Op/Ed

Ways of Seeing: Grabbing small fistfuls of joy

Vermont’s recent spike in COVID-19 cases, and subsequent restrictions are scary and sad. It’s Thanksgiving week, and I’m proud of all my friends who are choosing to stay home with immediate family only, instead of risking larger gatherings that we know will lead to more COVID cases just before Christmas. My heart is with everyone who works in hospitals. They are already exhausted and traumatized after the last eight months, and they know things are about to get worse.
Whenever I feel my enthusiasm for staying home start to wane, I remember a powerful video I saw, right when COVID-19 first stopped everything. It’s only a few seconds long, and begins with a shot of hundreds of mousetraps set up in a giant grid, very close together. Each mousetrap is set, and has a single ping pong ball balanced on top of it. Someone takes one more ping pong ball and drops it onto one of the traps. When the trap is sprung, its ping pong ball flies up, setting off one trap after another, rapid fire. Now we cut to another shot, another grid of mouse traps and ping pong balls, only these ones are all spaced apart. Again, someone drops a single ping pong ball, but this time it bounces harmlessly, not setting off a single mouse trap. The words “Stop the Spread. Social Distancing Works” appear. End scene.
We must stay home whenever possible. 
But in spite of what science understands about the need to physically distance ourselves, we have watched COVID rates climb in this country, up and up and up. The knowledge that a criminal absence of national leadership has led to the deaths of 267,000 Americans is heartbreaking in the extreme. Until a reliable vaccine has been widely deployed, we must stay home. A long, cold, dark Vermont winter looms ahead. How will we make it through?
Here are some tips for maintaining physical, mental, and spiritual health, I hope they are as helpful to you as they have been to me.
1. Help a neighbor. If you have the wherewithal to pick up groceries to save someone a trip to the store, it can make a giant difference in a neighbor’s life. Try plugging into a Mutual Aid network (all our small towns have them!) and you can find someone who can use a hand. Of course there are many other ways to help besides running errands, I am partial to dropping off baked goods, and also paying Direct Reparations to Black people of marginalized genders.
2. Learn something new. What a great time to learn another language, a new form of dance, how to bake bread, or play an instrument.
3. Develop a breathing practice. Breathing? Don’t we do that all day and night? Why yes, we do. But many of us breathe incompletely, especially when we are under stress. The large muscle that separates the abdomen from the chest cavity is the diaphragm, and it moves up and down with every breath we take.

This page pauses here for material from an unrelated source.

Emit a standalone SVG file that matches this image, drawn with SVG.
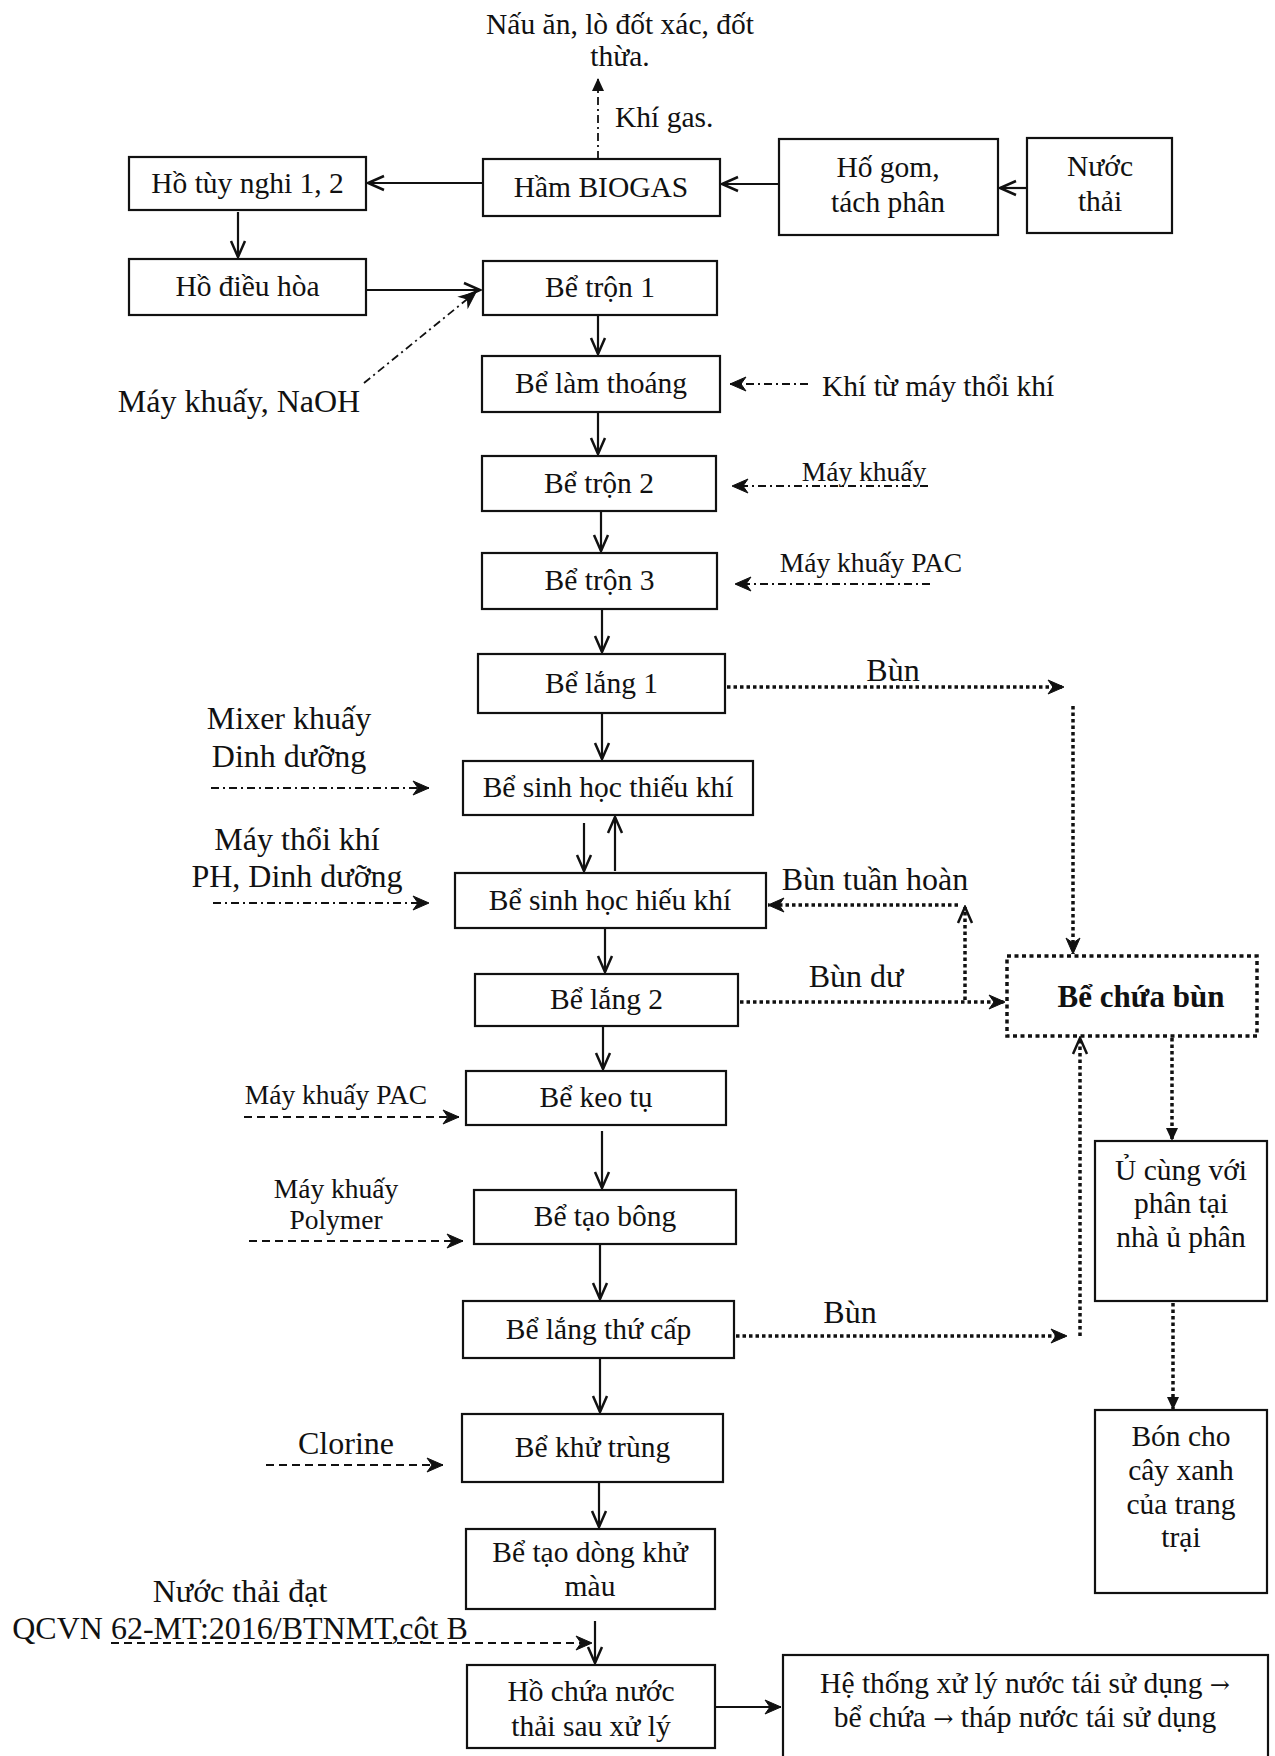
<svg xmlns="http://www.w3.org/2000/svg" width="1275" height="1756" viewBox="0 0 1275 1756">
<style>
text{font-family:"Liberation Serif","DejaVu Serif",serif;font-size:29.5px;fill:#111;text-anchor:middle}
text.sm{font-size:27.5px}
text.lg{font-size:32px}
text.st{text-anchor:start}
text.b{font-weight:bold;font-size:31px}
tspan.ar{font-family:"DejaVu Serif",serif;font-size:24px}
.box{fill:#fff;stroke:#111;stroke-width:2.2}
.dbox{fill:#fff;stroke:#111;stroke-width:3.5;stroke-dasharray:4 3.5}
.s{fill:none;stroke:#111;stroke-width:2.2}
.dd{fill:none;stroke:#111;stroke-width:1.8;stroke-dasharray:8 4 2 4}
.da{fill:none;stroke:#111;stroke-width:2;stroke-dasharray:8 5}
.dt{fill:none;stroke:#111;stroke-width:3.5;stroke-dasharray:3.5 3}
</style>
<defs>
<marker id="vee" viewBox="-18 -10 20 20" refX="0" refY="0" markerWidth="20" markerHeight="20" markerUnits="userSpaceOnUse" orient="auto">
<path d="M-16,-7 L0,0 L-16,7" fill="none" stroke="#111" stroke-width="2.5" stroke-linejoin="miter"/>
</marker>
<marker id="stl" viewBox="-18 -9 20 18" refX="0" refY="0" markerWidth="20" markerHeight="18" markerUnits="userSpaceOnUse" orient="auto">
<path d="M-16,-7 L0,0 L-16,7 L-11,0 Z" fill="#111" stroke="#111" stroke-width="1"/>
</marker>
<marker id="tri" viewBox="-14 -8 16 16" refX="0" refY="0" markerWidth="16" markerHeight="16" markerUnits="userSpaceOnUse" orient="auto">
<path d="M-13,-6 L0,0 L-13,6 Z" fill="#111"/>
</marker>
</defs>

<g id="connectors">
<path class="s" d="M1027,188 L1000,188" marker-end="url(#vee)"/>
<path class="s" d="M779,184 L722,184" marker-end="url(#vee)"/>
<path class="s" d="M483,183 L368,183" marker-end="url(#vee)"/>
<path class="s" d="M238,212 L238,257" marker-end="url(#vee)"/>
<path class="s" d="M366,290 L480,290" marker-end="url(#vee)"/>
<path class="s" d="M598,315 L598,354" marker-end="url(#vee)"/>
<path class="s" d="M598,412 L598,454" marker-end="url(#vee)"/>
<path class="s" d="M601,511 L601,551" marker-end="url(#vee)"/>
<path class="s" d="M602,609 L602,652" marker-end="url(#vee)"/>
<path class="s" d="M602,713 L602,759" marker-end="url(#vee)"/>
<path class="s" d="M584,823 L584,871" marker-end="url(#vee)"/>
<path class="s" d="M615,871 L615,817" marker-end="url(#vee)"/>
<path class="s" d="M605,928 L605,972" marker-end="url(#vee)"/>
<path class="s" d="M603,1026 L603,1069" marker-end="url(#vee)"/>
<path class="s" d="M602,1131 L602,1188" marker-end="url(#vee)"/>
<path class="s" d="M600,1244 L600,1299" marker-end="url(#vee)"/>
<path class="s" d="M600,1358 L600,1412" marker-end="url(#vee)"/>
<path class="s" d="M599,1482 L599,1527" marker-end="url(#vee)"/>
<path class="s" d="M595,1621 L595,1663" marker-end="url(#vee)"/>
<path class="s" d="M716,1707 L781,1707" marker-end="url(#stl)"/>

<path class="dd" d="M598,159 L598,78" marker-end="url(#tri)"/>
<path class="dd" d="M364,383 L476,292" marker-end="url(#stl)"/>
<path class="dd" d="M808,384 L730,384" marker-end="url(#stl)"/>
<path class="dd" d="M928,486 L732,486" marker-end="url(#stl)"/>
<path class="dd" d="M930,584 L735,584" marker-end="url(#stl)"/>
<path class="dd" d="M211,788 L429,788" marker-end="url(#stl)"/>
<path class="dd" d="M213,903 L429,903" marker-end="url(#stl)"/>

<path class="da" d="M244,1117 L459,1117" marker-end="url(#stl)"/>
<path class="da" d="M249,1241 L463,1241" marker-end="url(#stl)"/>
<path class="da" d="M266,1465 L443,1465" marker-end="url(#stl)"/>
<path class="da" d="M111,1643 L592,1643" marker-end="url(#stl)"/>

<path class="dt" d="M727,687 L1064,687" marker-end="url(#stl)"/>
<path class="dt" d="M1073,706 L1073,954" marker-end="url(#stl)"/>
<path class="dt" d="M740,1002 L1005,1002" marker-end="url(#stl)"/>
<path class="dt" d="M965,1000 L965,907" marker-end="url(#vee)"/>
<path class="dt" d="M958,905 L768,905" marker-end="url(#stl)"/>
<path class="dt" d="M736,1336 L1067,1336" marker-end="url(#stl)"/>
<path class="dt" d="M1080,1336 L1080,1038" marker-end="url(#vee)"/>
<path class="dt" d="M1172,1038 L1172,1141" marker-end="url(#tri)"/>
<path class="dt" d="M1173,1303 L1173,1410" marker-end="url(#tri)"/>
</g>

<g id="labels">
<text x="620" y="34">Nấu ăn, lò đốt xác, đốt</text>
<text x="620" y="66">thừa.</text>
<text class="st" x="615" y="127">Khí gas.</text>
<text class="lg" x="239" y="412">Máy khuấy, NaOH</text>
<text class="st" x="822" y="396">Khí từ máy thổi khí</text>
<text class="sm" x="864" y="481">Máy khuấy</text>
<text class="sm" x="871" y="572">Máy khuấy PAC</text>
<text class="lg" x="893" y="681">Bùn</text>
<text class="lg" x="289" y="729">Mixer khuấy</text>
<text class="lg" x="289" y="767">Dinh dưỡng</text>
<text class="lg" x="297" y="850">Máy thổi khí</text>
<text class="lg" x="297" y="887">PH, Dinh dưỡng</text>
<text class="lg" x="875" y="890">Bùn tuần hoàn</text>
<text class="lg" x="856" y="987">Bùn dư</text>
<text class="sm" x="336" y="1104">Máy khuấy PAC</text>
<text class="sm" x="336" y="1198">Máy khuấy</text>
<text class="sm" x="336" y="1229">Polymer</text>
<text class="lg" x="850" y="1323">Bùn</text>
<text class="lg" x="346" y="1454">Clorine</text>
<text class="lg" x="240" y="1602">Nước thải đạt</text>
<text class="lg" x="240" y="1639">QCVN 62-MT:2016/BTNMT,cột B</text>
</g>

<g id="n_ho_tuy_nghi"><rect class="box" x="129" y="157" width="237" height="53"/><text x="247.5" y="193">Hồ tùy nghi 1, 2</text></g>
<g id="n_ho_dieu_hoa"><rect class="box" x="129" y="259" width="237" height="56"/><text x="247.5" y="296">Hồ điều hòa</text></g>
<g id="n_ham_biogas"><rect class="box" x="483" y="159" width="237" height="57"/><text x="601" y="197">Hầm BIOGAS</text></g>
<g id="n_ho_gom"><rect class="box" x="779" y="139" width="219" height="96"/><text x="888" y="177">Hố gom,</text><text x="888" y="212">tách phân</text></g>
<g id="n_nuoc_thai"><rect class="box" x="1027" y="138" width="145" height="95"/><text x="1100" y="176">Nước</text><text x="1100" y="211">thải</text></g>
<g id="n_be_tron_1"><rect class="box" x="483" y="261" width="234" height="54"/><text x="600" y="297">Bể trộn 1</text></g>
<g id="n_be_lam_thoang"><rect class="box" x="482" y="356" width="238" height="56"/><text x="601" y="393">Bể làm thoáng</text></g>
<g id="n_be_tron_2"><rect class="box" x="482" y="456" width="234" height="55"/><text x="599" y="493">Bể trộn 2</text></g>
<g id="n_be_tron_3"><rect class="box" x="482" y="553" width="235" height="56"/><text x="599.5" y="590">Bể trộn 3</text></g>
<g id="n_be_lang_1"><rect class="box" x="478" y="654" width="247" height="59"/><text x="601.5" y="693">Bể lắng 1</text></g>
<g id="n_thieu_khi"><rect class="box" x="463" y="761" width="290" height="54"/><text x="608" y="797">Bể sinh học thiếu khí</text></g>
<g id="n_hieu_khi"><rect class="box" x="455" y="873" width="311" height="55"/><text x="610" y="910">Bể sinh học hiếu khí</text></g>
<g id="n_be_lang_2"><rect class="box" x="475" y="974" width="263" height="52"/><text x="606.5" y="1009">Bể lắng 2</text></g>
<g id="n_be_chua_bun"><rect class="dbox" x="1007" y="956" width="250" height="80"/><text class="b" x="1141" y="1007">Bể chứa bùn</text></g>
<g id="n_be_keo_tu"><rect class="box" x="466" y="1071" width="260" height="54"/><text x="596" y="1107">Bể keo tụ</text></g>
<g id="n_be_tao_bong"><rect class="box" x="474" y="1190" width="262" height="54"/><text x="605" y="1226">Bể tạo bông</text></g>
<g id="n_be_lang_thu_cap"><rect class="box" x="463" y="1301" width="271" height="57"/><text x="598.5" y="1339">Bể lắng thứ cấp</text></g>
<g id="n_u_cung"><rect class="box" x="1095" y="1141" width="172" height="160"/><text x="1181" y="1180">Ủ cùng với</text><text x="1181" y="1213">phân tại</text><text x="1181" y="1247">nhà ủ phân</text></g>
<g id="n_bon_cho"><rect class="box" x="1095" y="1410" width="172" height="183"/><text x="1181" y="1446">Bón cho</text><text x="1181" y="1480">cây xanh</text><text x="1181" y="1514">của trang</text><text x="1181" y="1547">trại</text></g>
<g id="n_be_khu_trung"><rect class="box" x="462" y="1414" width="261" height="68"/><text x="592.5" y="1457">Bể khử trùng</text></g>
<g id="n_be_tao_dong"><rect class="box" x="466" y="1529" width="249" height="80"/><text x="590" y="1562">Bể tạo dòng khử</text><text x="590" y="1596">màu</text></g>
<g id="n_ho_chua"><rect class="box" x="467" y="1665" width="248" height="83"/><text x="591" y="1701">Hồ chứa nước</text><text x="591" y="1736">thải sau xử lý</text></g>
<g id="n_he_thong"><rect class="box" x="783" y="1655" width="485" height="110"/><text x="1025" y="1693">Hệ thống xử lý nước tái sử dụng <tspan class="ar">→</tspan></text><text x="1025" y="1727">bể chứa <tspan class="ar">→</tspan> tháp nước tái sử dụng</text></g>
</svg>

Take a long deep breath right now, and see if you feel your belly move. (I’ll wait.) That movement of your belly is caused by the descent of the diaphragm. When you exhale, your diaphragm domes up into the chest cavity, which pushes the air out of your lungs. Taking long, slow breaths, in and out, will encourage a bigger, fuller movement of the diaphragm, which in turn leads to a healthier breathing pattern, one of the best things you can do for your mental health. You can return to these deep, slow breaths many, many times a day.
4. Be vulnerable. We are all going to have days where we lose our perspective, our patience, our good humor. Why try to hide it? Reaching out when we are suffering gives our friends the opportunity to be there for us. It also gives them permission to be real with us when they are struggling. Is there one friend or family member you could even make a pact with, that you’ll send each other a daily text, just to check in and say hi?

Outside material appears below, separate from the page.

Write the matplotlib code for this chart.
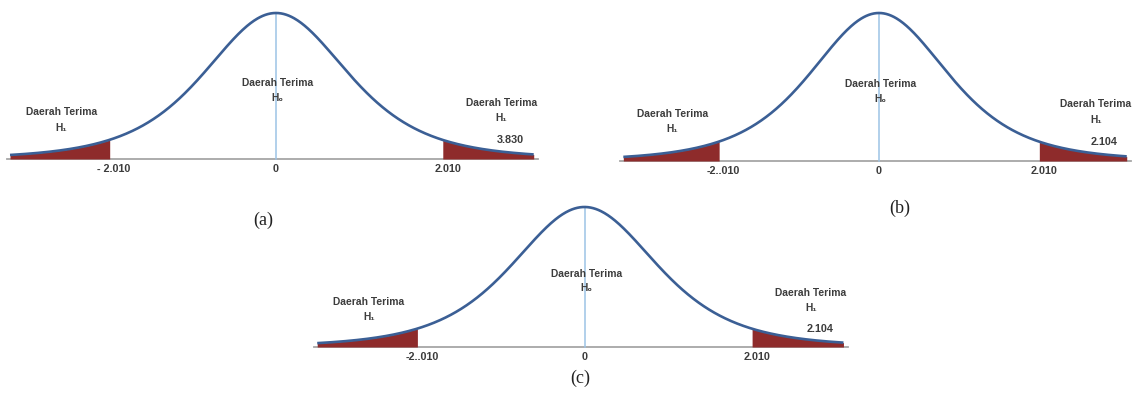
import numpy as np
from matplotlib import pyplot as plt

plt.rcParams['font.family'] = ['Liberation Sans', 'DejaVu Sans']

# Chart data
panel_names = ['(a)', '(b)', '(c)']
crit_value = 2.010
left_tick_labels = ['- 2.010', '-2..010', '-2..010']
right_tick_labels = ['2.010', '2.010', '2.010']
t_values = ['3.830', '2.104', '2.104']
region_label = 'Daerah Terima'
h0_label = 'H\u2080'
h1_label = 'H\u2081'

# shape of the drawn bell curve (t-like, heavy tails, peak scaled to 1)
curve_df = 4
curve_scale = 0.9
x_start, x_end = -3.22, 3.12

# panel placement in pixels: zero position, px per unit, baseline, peak height
panel_px = [
    (276, 82.6, 159, 146),
    (879, 79.4, 161, 148),
    (584.5, 83.0, 347, 140),
]
letter_px = [(263, 220), (900, 208), (580, 378)]

W, H = 1136, 394
XLIM = (-3.3, 3.3)
YLIM = (-0.2, 1.05)

curve_col = '#3b5f95'
fill_col = '#8e2b2b'
zero_col = '#9dc3e6'
axis_col = '#a6a6a6'
text_col = '#3c3c3c'

fig = plt.figure(figsize=(W / 100, H / 100), dpi=100)
fig.patch.set_facecolor('white')

xs = np.linspace(x_start, x_end, 600)
ys = (1 + xs ** 2 / (curve_df * curve_scale ** 2)) ** (-(curve_df + 1) / 2)

for i in range(3):
    zero_px, scale, base_px, h_px = panel_px[i]
    left = zero_px + XLIM[0] * scale
    width = (XLIM[1] - XLIM[0]) * scale
    bottom_px = base_px - YLIM[0] * h_px
    top_px = base_px - YLIM[1] * h_px
    ax = fig.add_axes([left / W, 1 - bottom_px / H, width / W, (bottom_px - top_px) / H])
    ax.set_xlim(*XLIM)
    ax.set_ylim(*YLIM)
    ax.axis('off')

    # baseline
    ax.plot([x_start - 0.04, x_end + 0.05], [0, 0], color=axis_col, lw=1.3, zorder=1)
    # rejection tails
    lm = xs <= -crit_value
    rm = xs >= crit_value
    ax.fill_between(xs[lm], 0, ys[lm], color=fill_col, lw=0, zorder=2)
    ax.fill_between(xs[rm], 0, ys[rm], color=fill_col, lw=0, zorder=2)
    # center line
    ax.plot([0, 0], [0, 1], color=zero_col, lw=1.1, zorder=2)
    # curve
    ax.plot(xs, ys, color=curve_col, lw=1.9, zorder=3, solid_capstyle='butt')

    tk = dict(fontsize=7.8, fontweight='bold', color=text_col, ha='center', va='center')
    ax.text(-1.96, -0.068, left_tick_labels[i], **tk)
    ax.text(0, -0.068, '0', **tk)
    ax.text(2.08, -0.068, right_tick_labels[i], **tk)

    lb = dict(fontsize=7.4, fontweight='bold', color=text_col, ha='center', va='center')
    ax.text(-2.6, 0.32, region_label, **lb)
    ax.text(-2.6, 0.215, h1_label, **lb)
    ax.text(0.02, 0.52, region_label, **lb)
    ax.text(0.02, 0.42, h0_label, **lb)
    ax.text(2.73, 0.385, region_label, **lb)
    ax.text(2.73, 0.28, h1_label, **lb)
    ax.text(2.84, 0.128, t_values[i], **tk)

    lx, ly = letter_px[i]
    fig.text(lx / W, 1 - ly / H, panel_names[i], family='Liberation Serif',
             fontsize=13, color='#222222', ha='center', va='center')

fig.savefig('out.png', dpi=100, facecolor='white')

5. Treat yourself! It’s true, many of our favorite pleasures are temporarily off limits until COVID-19 is under control. But take an inventory of things you enjoy that are still available to you. Here are a few of mine: a hot bath, a great book, a funny movie, a pot of soup, watching the fire catch in the wood stove in the morning. Sending a letter to a friend, a long walk, a steaming cup of tea, appreciating the beautiful shape of the trees outside your window, now that the leaves are down. 
This pandemic offers us one painful lesson after another about how interconnected we are, every last one of us. The myth of rugged individualism, everyone fighting for themselves, is just that, a brutal myth. We’re in this together. The more we take that truth into our hearts, the more we will want to do everything possible to keep one another safe and healthy, from wearing our masks, to repairing the gaping holes in our social contract. None of us are free until all of us are free.
Joanna Colwell is the director of Otter Creek Yoga in Middlebury’s Marble Works district, although currently all classes are held online via Zoom. She is also a board member of WomenSafe (and would like to thank everyone who is contributing to our annual appeal). Joanna is one of the coordinators of the Middlebury chapter of Showing Up for Racial Justice, a national organization that advocates for white people to work on dismantling oppressive systems.